Esteemed Reader | View From The Top | Hudson Valley | Chronogram Magazine
O Lord Creator,
And all your Conscious Powers
Through whom the Divine Will is manifested,
Let me be liberated from sleep, mechanicalness, and slavery,
And find refuge in Conscious Action, from which no evil can come.
Let me turn from the part to the Whole,
From the temporal to the Eternal,
From myself to Thee
.
“Prayer” by J.G. Bennett

Esteemed Reader of Our Magazine:
Above is a prayer that I intone every day, usually twice, when I awaken and before sleep. If I am in the company of others, either in person or spirit, I substitute “me” with “us.” The prayer has been my friend and reminder since I read it in John Bennett’s autobiography, Witness, almost 20 years ago. It helps me recollect my current aim, which may be unformulated, but at the least it is a reminder to have an aim, and avoid spending the precious days of this life languishing.

The prayer first of all reminds me that there is something higher than “me.” That there is an “Above,” a force of intelligence to which I can become receptive. In Islam, this is called “submission,” which suggests connotations of bondage to our Western mind. But in reality, submission, when chosen, is not slavery, but freedom. As Bob Dylan sings, “Well, it may be the devil or it may be the Lord / But you’re gonna have to serve somebody.” In other words, we are always, willy-nilly, submitting to something. Freedom is choosing what to serve.

If freedom is only an exterior action, it is inauthentic. It is the coerced “service” mouthed by corporations that endeavor to make customers feel cared for, so they will spend more money; or even the egotistic work of do-gooders to care for others whilst not truly seeing them. Real service starts with perceiving a need, submitting to it, and leaving one’s ego behind. It is premised on an inner disposition of receptivity, not activity. As Gurdjieff writes in Beelzebub’s Tales, “the higher blends with the lower in order to actualize the middle and thus becomes either higher for the preceding lower, or lower for the succeeding higher.” So by intentionally placing ourselves in the position of the lower, submitting to the knowledge that comes, a conscious middle is actualized in us, and true service may arise.

The middle that is actualized depends on the higher that we choose. For example, I was with my family last evening and my wife commented that our two-year-old was emitting a scent that suggested there was an evacuation in his diaper. She asked me to change it. I told her I was busy and asked her to do it. “You never change diapers,” she said, with frustration in her voice. Immediately, I felt a blend of righteousness and indignation arise, as I thought of the hundreds of diapers I have changed. But in that moment a flashbulb went off and I realized I was serving my own justification. The question arose: Do I want to serve my wife and child, whom I love, or my pride? The answer was implicit in the action—I got up from my “important” work and changed the diaper. The inner result of the event—what was actualized—was love, instead of resentment.
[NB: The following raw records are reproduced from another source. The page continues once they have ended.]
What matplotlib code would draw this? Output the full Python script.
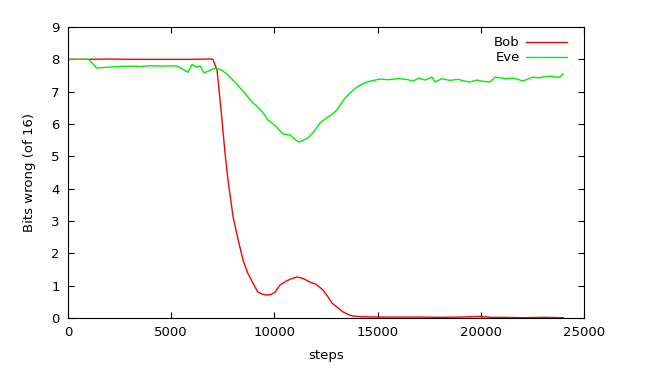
import matplotlib
matplotlib.use("Agg")
import matplotlib.pyplot as plt

# Bob: bits wrong over training steps
bob_steps = [0, 1000, 2000, 3000, 4000, 5000, 6000, 6900, 7020, 7220, 7450, 7600,
             7750, 8000, 8250, 8480, 8700, 8960, 9200, 9400, 9630, 9850, 10030, 10270,
             10600, 10850, 11090, 11400, 11720, 12000, 12350, 12600, 12790, 13050,
             13320, 13600, 13810, 14200, 15000, 16000, 17000, 18000, 19000, 20000,
             20500, 21000, 22000, 23000, 24000]
bob_wrong = [8, 8, 8.01, 8, 8, 8, 8, 8.01, 8, 7.67, 6.2, 5.15,
             4.27, 3.12, 2.4, 1.79, 1.4, 1.08, 0.8, 0.74, 0.71, 0.73, 0.8, 1.02,
             1.15, 1.22, 1.27, 1.22, 1.11, 1.05, 0.87, 0.65, 0.46, 0.33,
             0.19, 0.1, 0.06, 0.04, 0.03, 0.03, 0.03, 0.02, 0.03, 0.05,
             0.02, 0.02, 0.01, 0.02, 0.01]

# Eve: bits wrong over training steps
eve_steps = [0, 1000, 1400, 2000, 2500, 3000, 3500, 4000, 4500, 5000, 5280, 5600,
             5810, 6010, 6200, 6400, 6590, 6850, 7120, 7400, 7700, 7990, 8200,
             8430, 8700, 8910, 9100, 9300, 9500, 9690, 9900, 10110, 10250, 10420,
             10760, 11000, 11200, 11400, 11630, 11900, 12210, 12530, 12800, 13020,
             13200, 13420, 13700, 13990, 14300, 14600, 15116, 15500, 16000, 16400,
             16715, 17000, 17300, 17636, 17780, 18100, 18500, 18900, 19200, 19477,
             19800, 20100, 20445, 20690, 21000, 21300, 21560, 21800, 22045, 22300,
             22530, 22800, 23100, 23400, 23700, 23840, 23980]
eve_wrong = [8, 8, 7.73, 7.76, 7.78, 7.79, 7.78, 7.8, 7.79, 7.8, 7.79, 7.68,
             7.6, 7.85, 7.76, 7.8, 7.58, 7.65, 7.73, 7.68, 7.55, 7.36, 7.22,
             7.05, 6.85, 6.68, 6.58, 6.46, 6.3, 6.12, 6.02, 5.91, 5.8, 5.69,
             5.66, 5.52, 5.44, 5.5, 5.57, 5.75, 6.03, 6.19, 6.3, 6.43,
             6.6, 6.8, 6.98, 7.14, 7.25, 7.32, 7.39, 7.37, 7.4, 7.38,
             7.33, 7.42, 7.36, 7.45, 7.3, 7.4, 7.35, 7.38, 7.33, 7.3,
             7.36, 7.32, 7.3, 7.45, 7.42, 7.4, 7.42, 7.38, 7.33, 7.4,
             7.45, 7.43, 7.46, 7.48, 7.45, 7.45, 7.55]

plt.rcParams['font.family'] = ['DejaVu Sans']
plt.rcParams['font.size'] = 9.5

fig = plt.figure(figsize=(6.5, 3.77), dpi=100)
ax = fig.add_axes([68 / 650, 59 / 377, 516 / 650, 291 / 377])

ax.plot(bob_steps, bob_wrong, color='#ff0000', lw=1, label='Bob')
ax.plot(eve_steps, eve_wrong, color='#00f000', lw=1, label='Eve')

ax.set_xlim(0, 25000)
ax.set_ylim(0, 9)
ax.set_xticks(range(0, 25001, 5000))
ax.set_yticks(range(0, 10))
ax.tick_params(direction='in', length=4, width=0.8, top=True, right=True, pad=6)
ax.set_xlabel('steps', labelpad=7)
ax.set_ylabel('Bits wrong (of 16)', labelpad=11)

ax.legend(loc='upper right', frameon=False, markerfirst=False, handlelength=3.1,
          handletextpad=0.45, labelspacing=0.15, borderaxespad=0.3,
          bbox_to_anchor=(0.984, 1.0))

fig.savefig('out.png', dpi=100)
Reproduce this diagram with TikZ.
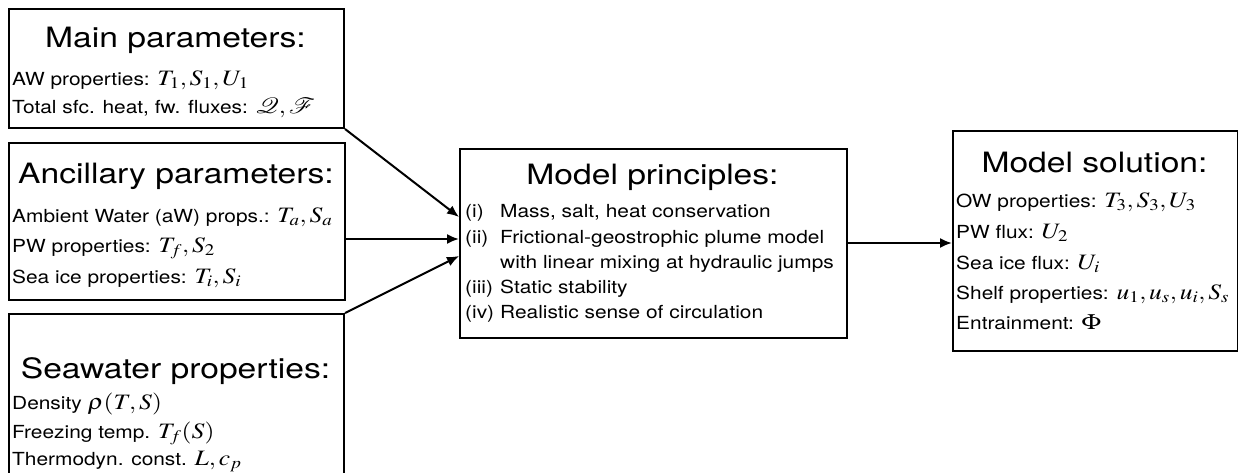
\documentclass[tikz,border=0pt]{standalone}
\usepackage{graphicx}
\usepackage{mathptmx}
\usepackage[no-math]{fontspec}
\setmainfont{TeX Gyre Heros}
\usetikzlibrary{arrows.meta}
\newcommand{\ttlx}[1]{\scalebox{1.2}[1]{#1}}
\newcommand{\txtx}[1]{\scalebox{1.16}[1]{#1}}
\newcommand{\mth}[1]{{\fontsize{22}{24}\selectfont$#1$}}
\begin{document}
\begin{tikzpicture}[x=1pt,y=-1pt,
  box/.style={draw, line width=2pt, inner sep=0pt, anchor=north west},
  ttl/.style={anchor=base, inner sep=0pt, font=\fontsize{28}{32}\selectfont},
  txt/.style={anchor=base west, inner sep=0pt, font=\fontsize{18}{21}\selectfont},
  arr/.style={line width=2pt, -{Latex[length=12pt,width=10pt]}}]
\clip (0,0) rectangle (1238,472);
% boxes
\node[box, minimum width=335pt, minimum height=119pt] (main) at (8,8) {};
\node[box, minimum width=336pt, minimum height=157pt] (anc) at (8,142) {};
\node[box, minimum width=335pt, minimum height=200pt] (sea) at (8,313) {};
\node[box, minimum width=387pt, minimum height=189pt] (prin) at (459,148) {};
\node[box, minimum width=285pt, minimum height=220pt] (sol) at (952,130) {};
% main parameters
\node[ttl] (mt) at (175.5,47) {\ttlx{Main parameters:}};
\node[txt] (m1) at (12,85) {\txtx{AW properties: \mth{T_1, S_1, U_1}}};
\node[txt] (m2) at (12,113) {\txtx{Total sfc. heat, fw. fluxes: \mth{\mathcal{Q}, \mathcal{F}}}};
% ancillary
\node[ttl] (at) at (176,183) {\ttlx{Ancillary parameters:}};
\node[txt] (a1) at (12,222) {\txtx{Ambient Water (aW) props.: \mth{T_a, S_a}}};
\node[txt] (a2) at (12,252) {\txtx{PW properties: \mth{T_f, S_2}}};
\node[txt] (a3) at (12,283) {\txtx{Sea ice properties: \mth{T_i, S_i}}};
% seawater
\node[ttl] (st) at (175.5,378) {\ttlx{Seawater properties:}};
\node[txt] (s1) at (12,409) {\txtx{Density \mth{\rho(T,S)}}};
\node[txt] (s2) at (12,438) {\txtx{Freezing temp. \mth{T_f(S)}}};
\node[txt] (s3) at (12,465) {\txtx{Thermodyn. const. \mth{L, c_p}}};
% principles
\node[ttl] (pt) at (652.5,184) {\ttlx{Model principles:}};
\node[txt] (pl1) at (465,217) {\txtx{(i)}};
\node[txt] (p1t) at (500,217) {\txtx{Mass, salt, heat conservation}};
\node[txt] (pl2) at (465,243) {\txtx{(ii)}};
\node[txt] (p2t) at (500,243) {\txtx{Frictional-geostrophic plume model}};
\node[txt] (p2u) at (500,268) {\txtx{with linear mixing at hydraulic jumps}};
\node[txt] (pl3) at (465,293) {\txtx{(iii)}};
\node[txt] (p3t) at (500,293) {\txtx{Static stability}};
\node[txt] (pl4) at (465,318) {\txtx{(iv)}};
\node[txt] (p4t) at (500,318) {\txtx{Realistic sense of circulation}};
% solution
\node[ttl] (ot) at (1094.5,172) {\ttlx{Model solution:}};
\node[txt] (o1) at (956,207) {\txtx{OW properties: \mth{T_3, S_3, U_3}}};
\node[txt] (o2) at (956,238) {\txtx{PW flux: \mth{U_2}}};
\node[txt] (o3) at (956,269) {\txtx{Sea ice flux: \mth{U_i}}};
\node[txt] (o4) at (956,299) {\txtx{Shelf properties: \mth{u_1, u_s, u_i, S_s}}};
\node[txt] (o5) at (956,329) {\txtx{Entrainment: \mth{\Phi}}};
% connectors
\coordinate (c1) at (459,217);
\coordinate (c2) at (459,239);
\coordinate (c3) at (459,256);
\coordinate (c4) at (952,243);
\draw[arr] (main.south east) -- (c1);
\draw[arr] (anc.east |- c2) -- (c2);
\draw[arr] (sea.north east) -- (c3);
\draw[arr] (prin.east |- c4) -- (sol.west |- c4);
\end{tikzpicture}
\end{document}
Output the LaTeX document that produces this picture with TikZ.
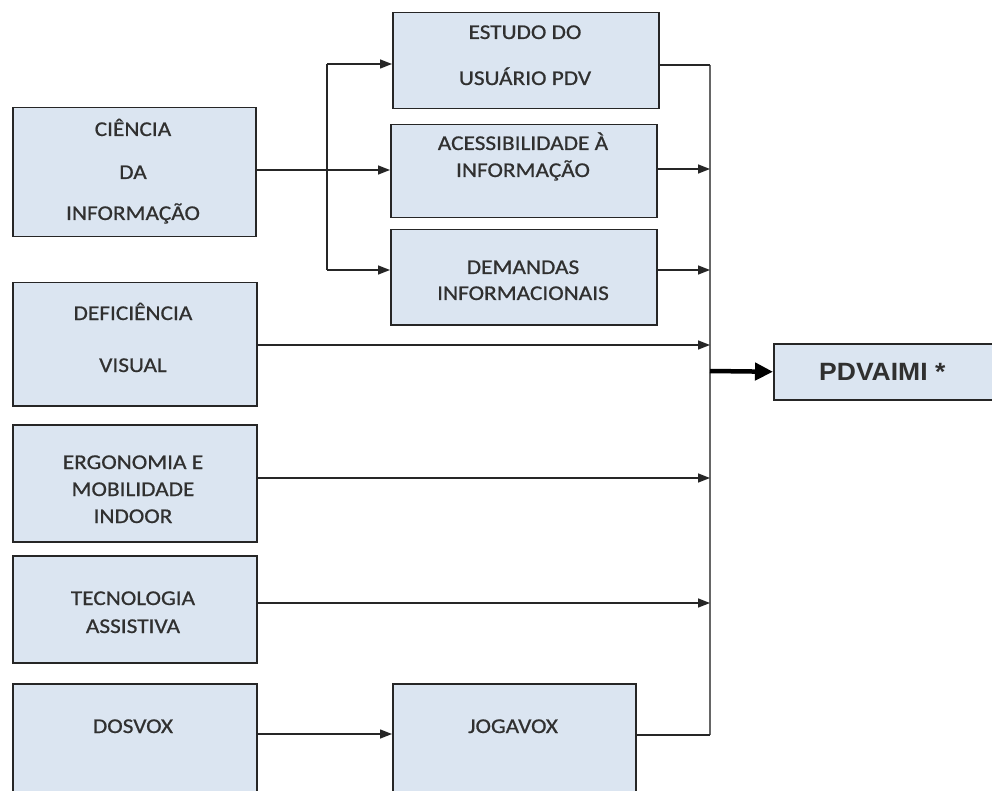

But the “Lord Creator” is eminently mysterious, and perpetually unknown or even unknowable from my current level of consciousness. Truly, it is not something to be known, but rather utilized as a means of stretching my being to receive a more conscious influence. The means of becoming receptive to this higher force is to quiet thought and become an empty cup; to bring attention into the instrument of body, mind, and emotions. The pitfall, and there is always a pitfall, is to become “full” of emptiness; namely, to so fixate on the effort so as to be so still or empty that nothing new can enter.

Avoiding the trap of self-involvement, what arises in the vacuum of emptiness is humility. If I remember that every breath, every moment of “my” existence, is granted from above—from an intelligence on a scale so far beyond my own as to be inconceivably greater, and that without it I would cease to exist in an instant, then I can begin to feel a very tender gratitude, and corresponding willingness, and readiness to serve.

To be clear, I am not talking about “believing in God.” What is above does not fit in any idea generated from below. What is above is only a mystery, and is therefore immune to belief. Instead it is dynamic inquiry that allows us to catch a glimpse of that mystery by eschewing any apparent formulatable answer that arises. We inquire with our whole being: What is it? Or, more, pointedly: Who am I?

I reiterate that freedom is choosing to which master we are enslaved. This choice is renewable in every moment. It is the choice that the Dalai Lama and his Tibetan followers make that enables them to forgive the Chinese for the genocide of their people and the continued systematic destruction of their refined culture. And it is a choice that we can make on our own small scale of life, choosing to become receptive to a higher intelligence, especially in moments of anger and fear, when our most mechanical tendencies are rife.